It is quite interesting to follow the process that is unfolding in Ireland.
BIM, started as a grassroots effort, largely among small, nimble practitioners doing what I called little bim. We got great results and much was learned from the effort.
Shortly after the turn of the century, a few small, nimble practitioners figured out that to move BIM into the mainstream the effort had to come from the top-down. It was too big of a leap for a small group of evangelists, alone. Without a high level push it became obvious that BIM would be “little” for a very long time.
That is when organizations such as the US Coast Guard, GSA, the State of Wisconsin, et.al. came to the forefront. The Forfas Report gives me hope that, in Ireland, the high level support is building.

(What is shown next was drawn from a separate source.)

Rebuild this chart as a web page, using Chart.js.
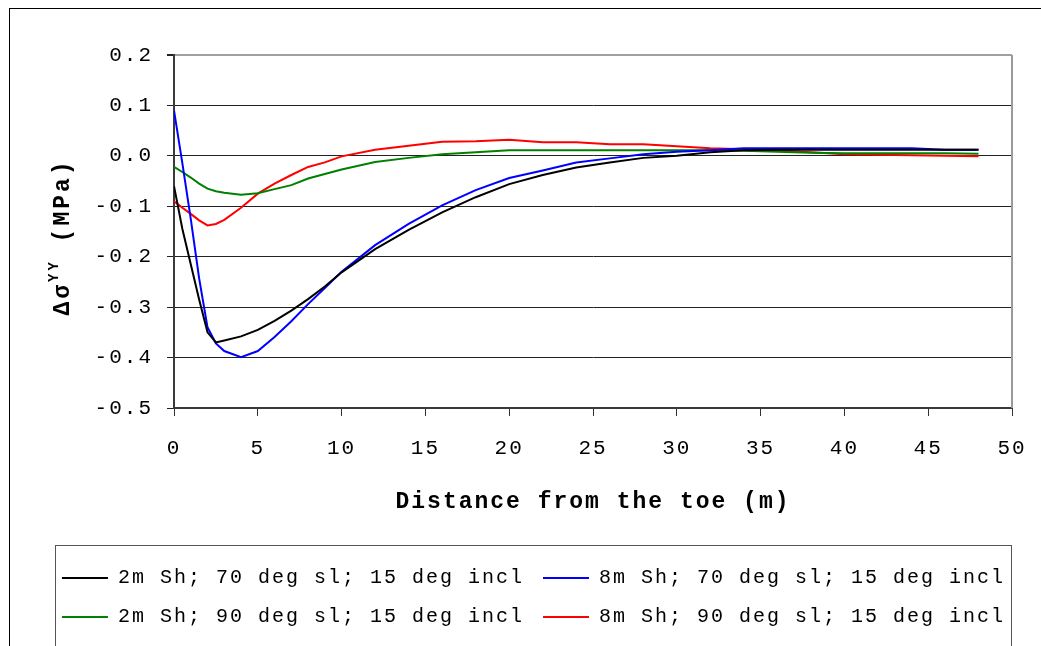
<!DOCTYPE html>
<html>
<head>
<meta charset="utf-8">
<script src="https://cdn.jsdelivr.net/npm/chart.js@4"></script>
<style>
  html, body { margin: 0; padding: 0; background: #fff; }
  #wrap { width: 1041px; height: 646px; }
</style>
</head>
<body>
<div id="wrap"><canvas id="grafico" width="1041" height="646"></canvas></div>
<script>
// Data
const distancias = [0, 0.5, 1, 1.5, 2, 2.5, 3, 4, 5, 6, 7, 8, 9, 10, 12, 14, 16, 18, 20, 22, 24, 26, 28, 30, 32, 34, 36, 38, 40, 42, 44, 46, 48];

const negro2m70 = [-0.060, -0.145, -0.215, -0.285, -0.350, -0.370, -0.366, -0.358, -0.345, -0.327, -0.307, -0.284, -0.259, -0.231, -0.185, -0.147, -0.112, -0.082, -0.056, -0.038, -0.023, -0.013, -0.004, 0.000, 0.007, 0.011, 0.012, 0.012, 0.012, 0.012, 0.012, 0.012, 0.012];
const azul8m70 = [0.090, -0.015, -0.125, -0.243, -0.340, -0.372, -0.387, -0.399, -0.387, -0.359, -0.328, -0.294, -0.262, -0.230, -0.177, -0.135, -0.098, -0.068, -0.044, -0.029, -0.013, -0.005, 0.003, 0.008, 0.011, 0.015, 0.015, 0.015, 0.015, 0.015, 0.015, 0.012, 0.012];
const verde2m90 = [-0.022, -0.032, -0.043, -0.055, -0.065, -0.070, -0.073, -0.077, -0.074, -0.066, -0.058, -0.045, -0.036, -0.027, -0.012, -0.004, 0.003, 0.007, 0.011, 0.011, 0.011, 0.011, 0.011, 0.011, 0.011, 0.010, 0.008, 0.006, 0.005, 0.005, 0.005, 0.005, 0.004];
const rojo8m90 = [-0.090, -0.103, -0.115, -0.128, -0.138, -0.135, -0.127, -0.103, -0.075, -0.055, -0.038, -0.022, -0.013, -0.001, 0.012, 0.020, 0.028, 0.029, 0.032, 0.027, 0.027, 0.023, 0.023, 0.019, 0.015, 0.013, 0.011, 0.007, 0.003, 0.002, 0.001, 0.000, -0.001];

const nombresSeries = [
  "2m Sh; 70 deg sl; 15 deg incl",
  "8m Sh; 70 deg sl; 15 deg incl",
  "2m Sh; 90 deg sl; 15 deg incl",
  "8m Sh; 90 deg sl; 15 deg incl"
];
const coloresSeries = ["#000000", "#0000ff", "#008000", "#ff0000"];
const valoresSeries = [negro2m70, azul8m70, verde2m90, rojo8m90];

const tituloX = "Distance from the toe (m)";
const tituloY = ["Δσ", "YY", " (MPa)"];

const FUENTE = "'Liberation Mono', 'Courier New', monospace";

function armarPuntos(valores) {
  return distancias.map((d, i) => ({ x: d, y: valores[i] }));
}

const datasets = valoresSeries.map((valores, i) => ({
  label: nombresSeries[i],
  data: armarPuntos(valores),
  borderColor: coloresSeries[i],
  backgroundColor: coloresSeries[i],
  borderWidth: 2,
  pointRadius: 0,
  tension: 0,
  fill: false
}));

// spacing, frames and axis titles
const decoracion = {
  id: "decoracion",
  beforeUpdate(chart) {
    chart.ctx.letterSpacing = "2px";
  },
  beforeDraw(chart) {
    const ctx = chart.ctx;
    ctx.letterSpacing = "2px";
    ctx.save();
    ctx.fillStyle = "#ffffff";
    ctx.fillRect(0, 0, chart.width, chart.height);
    ctx.restore();
  },
  afterDraw(chart) {
    const ctx = chart.ctx;
    const area = chart.chartArea;
    ctx.save();

    // right border of the plot
    ctx.strokeStyle = "#9a9a9a";
    ctx.lineWidth = 2;
    ctx.beginPath();
    ctx.moveTo(area.right, area.top);
    ctx.lineTo(area.right, area.bottom);
    ctx.stroke();

    // outer frame
    ctx.strokeStyle = "#000000";
    ctx.lineWidth = 1;
    ctx.strokeRect(9.5, 8.5, 1200, 800);

    // legend frame
    const lg = chart.legend;
    ctx.strokeStyle = "#555555";
    ctx.strokeRect(55.5, lg.top - 3.5, 956, 120);

    // x title
    ctx.fillStyle = "#000000";
    ctx.letterSpacing = "2px";
    ctx.font = "bold 23px " + FUENTE;
    ctx.textAlign = "center";
    ctx.textBaseline = "middle";
    ctx.fillText(tituloX, (area.left + area.right) / 2, 502);

    // y title, rotated, with superscript
    ctx.letterSpacing = "3px";
    ctx.translate(62, 237);
    ctx.rotate(-Math.PI / 2);
    ctx.textAlign = "left";
    ctx.textBaseline = "alphabetic";
    const fGrande = "bold 23px " + FUENTE;
    const fChica = "bold 14px " + FUENTE;
    ctx.font = fGrande;
    const w1 = ctx.measureText(tituloY[0]).width;
    ctx.font = fChica;
    const w2 = ctx.measureText(tituloY[1]).width;
    ctx.font = fGrande;
    const w3 = ctx.measureText(tituloY[2]).width;
    let x0 = -(w1 + w2 + w3) / 2;
    ctx.font = fGrande;
    ctx.fillText(tituloY[0], x0, 7);
    ctx.font = fChica;
    ctx.fillText(tituloY[1], x0 + w1, -4);
    ctx.font = fGrande;
    ctx.fillText(tituloY[2], x0 + w1 + w2, 7);

    ctx.restore();
  }
};

new Chart(document.getElementById("grafico"), {
  type: "line",
  data: { datasets: datasets },
  options: {
    responsive: false,
    animation: false,
    layout: { padding: { top: 55, left: 26, right: 0, bottom: 9 } },
    plugins: {
      tooltip: { enabled: false },
      title: { display: false },
      legend: {
        display: true,
        position: "bottom",
        labels: {
          color: "#000000",
          font: { family: FUENTE, size: 20 },
          boxWidth: 46,
          boxHeight: 2,
          padding: 19,
          generateLabels: (chart) =>
            Chart.defaults.plugins.legend.labels
              .generateLabels(chart)
              .map((l) => ({ ...l, lineWidth: 0 }))
        }
      }
    },
    scales: {
      x: {
        type: "linear",
        min: 0,
        max: 50,
        afterFit: (scale) => { scale.height = 141; },
        ticks: {
          stepSize: 5,
          color: "#000000",
          font: { family: FUENTE, size: 21 },
          padding: 3,
          maxRotation: 0
        },
        grid: {
          drawOnChartArea: false,
          drawTicks: true,
          tickLength: 25,
          tickBorderDash: [7, 100],
          color: "#333333"
        },
        border: { color: "#3a3a3a", width: 2 }
      },
      y: {
        min: -0.5,
        max: 0.2,
        afterFit: (scale) => { scale.width = 148; },
        ticks: {
          stepSize: 0.1,
          color: "#000000",
          font: { family: FUENTE, size: 21 },
          padding: 14,
          callback: (v) => (Math.abs(v) < 1e-9 ? 0 : v).toFixed(1)
        },
        grid: {
          tickLength: 7,
          tickColor: "#222222",
          color: (c) => (c.tick && Math.abs(c.tick.value - 0.2) < 1e-6 ? "#a0a0a0" : "#222222"),
          lineWidth: (c) => (c.tick && Math.abs(c.tick.value - 0.2) < 1e-6 ? 2 : 1)
        },
        border: { color: "#3a3a3a", width: 2 }
      },
      derecha: {
        position: "right",
        min: -0.5,
        max: 0.2,
        afterFit: (scale) => { scale.width = 29; },
        ticks: { display: false },
        grid: { drawOnChartArea: false, drawTicks: false },
        border: { display: false }
      }
    }
  },
  plugins: [decoracion]
});
</script>
</body>
</html>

For the same reason, I am a fan of the progress being made in the UK.
In the last three years, things have changed again. If the leadership in Ireland seriously considers and responds to the fact that there is another significant step that has emerged in the chronology I describe above, Ireland may well become the poster-child for the future of the built world.
As high level organizations have explored integrating BIM tools and processes, they have learned many lessons. It is not merely about design and construction… there is so much more to it than that. They are making planning, design, construction and O&M into organizational assets that have value across their business lines. They are not just doing large projects with little bim, and calling it BIG BIM, as do too many in the design and construction industry.
Organizations such as the California Community Colleges, US Veteran’s Administration and Department of Defense Healthcare System are embracing a more systemic approach that closely mirrors the way that data operates across the internet. And, finding that it can be done effectively and beneficially, TODAY.
Since Ireland is exploring next steps, they have the potential of creating a system that gets all of the good from current best practices, while embracing the next practices that have demonstrated a more productive path forward. To the good of all.